Jerzy Skolimowski wyreżyserował ponad 20 filmów, m.in.: „Start” (1967 – zdobywca Złotego Niedźwiedzia na MFF w Berlinie), „Krzyk” (1978 – nagroda specjalna jury w Cannes), „Fucha” (1982– nagroda za najlepszy scenariusz w Cannes), „Latarniowiec” (1985 – nagroda dla najlepszego reżysera na MFF w Wenecji), „Cztery noce z Anną” (doceniony w 2008 roku w Cannes), „Essential Killing” (Grand Prix jury na Festiwalu w Wenecji w 2010; nagroda za najlepszy film na Festiwalu w Mar del Plata oraz nagrody za najlepszy film i dla najlepszego reżysera na Festiwalu w Gdyni).
Maluje w harmonii z samym sobą
Jako malarz brał udział w Biennale w Wenecji, a swoje prace wystawiał w Europie i Stanach Zjednoczonych. W 2015 roku otrzymał tytuł doktora honoris causa Akademii Sztuk Pięknych w Łodzi. – Jerzy Skolimowski maluje ze spokojem i w harmonii z własnym światem i z sobą samym. Jego duże tablicowe obrazy mają siłę rzeczy zrobionych naprawdę z myślą o sobie. Może właśnie dlatego tak silnie działają na mnie – zwykł mówić o jego praca Andrzej Wajda.
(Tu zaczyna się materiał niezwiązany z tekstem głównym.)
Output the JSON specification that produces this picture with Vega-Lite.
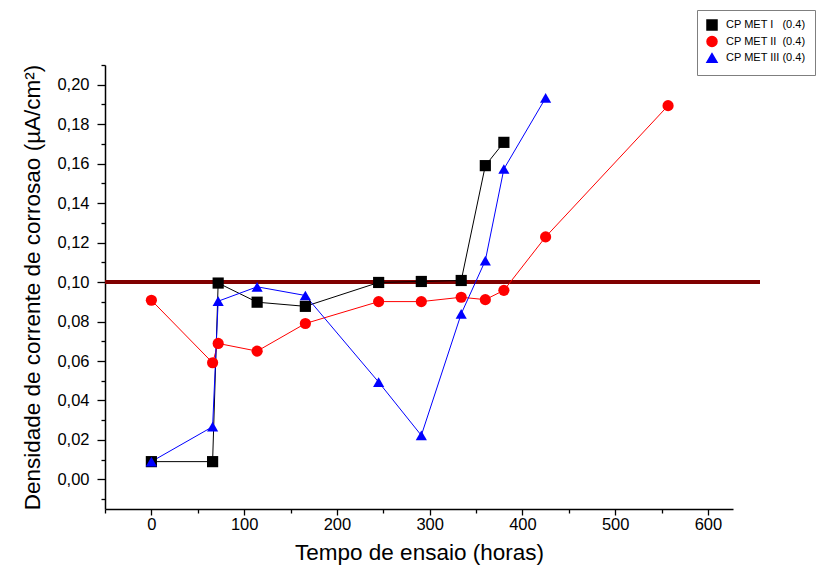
{
  "$schema": "https://vega.github.io/schema/vega-lite/v6.json",
  "autosize": {"type": "none"},
  "padding": {"left": 105, "top": 65, "right": 106, "bottom": 58},
  "width": 628,
  "height": 444,
  "background": "white",
  "config": {
    "font": "Liberation Sans",
    "view": {"stroke": null},
    "axis": {
      "grid": false,
      "domainColor": "#000000",
      "domainWidth": 1.5,
      "tickColor": "#000000",
      "tickWidth": 1.3,
      "labelColor": "#000000",
      "titleColor": "#000000",
      "labelFont": "Liberation Sans",
      "titleFont": "Liberation Sans",
      "labelFontSize": 16.5,
      "titleFontSize": 22.5,
      "titleFontWeight": "normal"
    },
    "legend": {
      "labelFont": "Liberation Sans",
      "labelFontSize": 11,
      "labelColor": "#000000"
    }
  },
  "datasets": {
    "pontos": [
      {"serie": "I", "tempo": 0, "densidade": 0.009},
      {"serie": "I", "tempo": 66, "densidade": 0.009},
      {"serie": "I", "tempo": 72, "densidade": 0.0995},
      {"serie": "I", "tempo": 114, "densidade": 0.0898},
      {"serie": "I", "tempo": 166, "densidade": 0.0877},
      {"serie": "I", "tempo": 245, "densidade": 0.0998},
      {"serie": "I", "tempo": 291, "densidade": 0.1003},
      {"serie": "I", "tempo": 334, "densidade": 0.1008},
      {"serie": "I", "tempo": 360, "densidade": 0.159},
      {"serie": "I", "tempo": 380, "densidade": 0.1708},
      {"serie": "II", "tempo": 0, "densidade": 0.0908},
      {"serie": "II", "tempo": 66, "densidade": 0.0591},
      {"serie": "II", "tempo": 72, "densidade": 0.0689},
      {"serie": "II", "tempo": 114, "densidade": 0.065},
      {"serie": "II", "tempo": 166, "densidade": 0.079},
      {"serie": "II", "tempo": 245, "densidade": 0.0901},
      {"serie": "II", "tempo": 291, "densidade": 0.0901},
      {"serie": "II", "tempo": 334, "densidade": 0.0923},
      {"serie": "II", "tempo": 360, "densidade": 0.0911},
      {"serie": "II", "tempo": 380, "densidade": 0.0958},
      {"serie": "II", "tempo": 425, "densidade": 0.1229},
      {"serie": "II", "tempo": 557, "densidade": 0.1894},
      {"serie": "III", "tempo": 0, "densidade": 0.009},
      {"serie": "III", "tempo": 66, "densidade": 0.0267},
      {"serie": "III", "tempo": 72, "densidade": 0.0903},
      {"serie": "III", "tempo": 114, "densidade": 0.0976},
      {"serie": "III", "tempo": 166, "densidade": 0.0932},
      {"serie": "III", "tempo": 245, "densidade": 0.0493},
      {"serie": "III", "tempo": 291, "densidade": 0.0223},
      {"serie": "III", "tempo": 334, "densidade": 0.0839},
      {"serie": "III", "tempo": 360, "densidade": 0.1109},
      {"serie": "III", "tempo": 380, "densidade": 0.1573},
      {"serie": "III", "tempo": 425, "densidade": 0.1933}
    ]
  },
  "data": {"name": "pontos"},
  "encoding": {
    "x": {
      "field": "tempo",
      "type": "quantitative",
      "title": "Tempo de ensaio (horas)",
      "scale": {"domain": [-50, 627], "nice": false, "zero": false},
      "axis": {
        "values": [-50, 0, 50, 100, 150, 200, 250, 300, 350, 400, 450, 500, 550, 600],
        "labelExpr": "(datum.value % 100 == 0 && datum.value >= 0) ? format(datum.value, 'd') : ''",
        "tickSize": {"condition": {"test": "datum.value % 100 == 0", "value": 6}, "value": 4},
        "labelPadding": 1,
        "titlePadding": 9,
        "labelFlush": false,
        "labelOverlap": false
      }
    },
    "y": {
      "field": "densidade",
      "type": "quantitative",
      "title": "Densidade de corrente de corrosao (µA/cm²)",
      "scale": {"domain": [-0.015, 0.21], "nice": false, "zero": false},
      "axis": {
        "values": [-0.01, 0, 0.01, 0.02, 0.03, 0.04, 0.05, 0.06, 0.07, 0.08, 0.09, 0.1, 0.11, 0.12, 0.13, 0.14, 0.15, 0.16, 0.17, 0.18, 0.19, 0.2, 0.21],
        "labelExpr": "(round(datum.value * 100) % 2 == 0 && datum.value > -0.005 && datum.value < 0.205) ? replace(format(datum.value, '.2f'), '.', ',') : ''",
        "tickSize": {"condition": {"test": "round(datum.value * 100) % 2 == 0", "value": 8}, "value": 4},
        "labelPadding": 8,
        "titlePadding": 12,
        "labelFlush": false,
        "labelOverlap": false
      }
    }
  },
  "layer": [
    {
      "mark": {"type": "rule", "color": "#800000", "strokeWidth": 3.2},
      "encoding": {
        "x": {"datum": -50},
        "x2": {"datum": 656},
        "y": {"datum": 0.1}
      }
    },
    {
      "mark": {"type": "line", "strokeWidth": 1},
      "encoding": {
        "color": {
          "field": "serie",
          "type": "nominal",
          "scale": {"domain": ["I", "II", "III"], "range": ["#000000", "#ff0000", "#0000ff"]}
        }
      }
    },
    {
      "mark": {"type": "point", "filled": true, "opacity": 1, "size": 125},
      "encoding": {
        "shape": {
          "field": "serie",
          "type": "nominal",
          "scale": {"domain": ["I", "II", "III"], "range": ["square", "circle", "triangle-up"]},
          "legend": null
        },
        "color": {
          "field": "serie",
          "type": "nominal",
          "legend": {
            "title": null,
            "orient": "none",
            "legendX": 592,
            "legendY": -55,
            "padding": 9,
            "strokeColor": "#7f7f7f",
            "fillColor": "#ffffff",
            "symbolSize": 100,
            "rowPadding": 0.5,
            "labelOffset": 8,
            "labelExpr": "datum.value == 'I' ? 'CP MET I\u00a0\u00a0\u00a0(0.4)' : (datum.value == 'II' ? 'CP MET II\u00a0\u00a0(0.4)' : 'CP MET III (0.4)')"
          }
        }
      }
    }
  ]
}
Jak dodaje Peter Frank z „LA Weekly”, najnowsze dzieła Skolimowskiego odnajdują idealną równowagę pomiędzy środkami wyrazu a metaforą, pomiędzy gestem a tworem, pomiędzy płaszczyzną obrazu a przestrzenią poczucia świadomości. – Widziane okiem jednego widza są złowieszczo pokolorowanymi, wściekle potraktowanymi abstrakcjami. W oczach innego widza są wyrazem myśli wyciągniętych z głębi ludzkich doświadczeń, modeli i archetypów społecznych i psychologicznych – podkreśla.
W kwietniu i maju wystawa czynna jest tylko dla widzów spektakli. W czerwcu będzie dostępna dla wszystkich w środy, czwartki i piątki w godzinach 10.00 – 17.30. Wstęp wolny.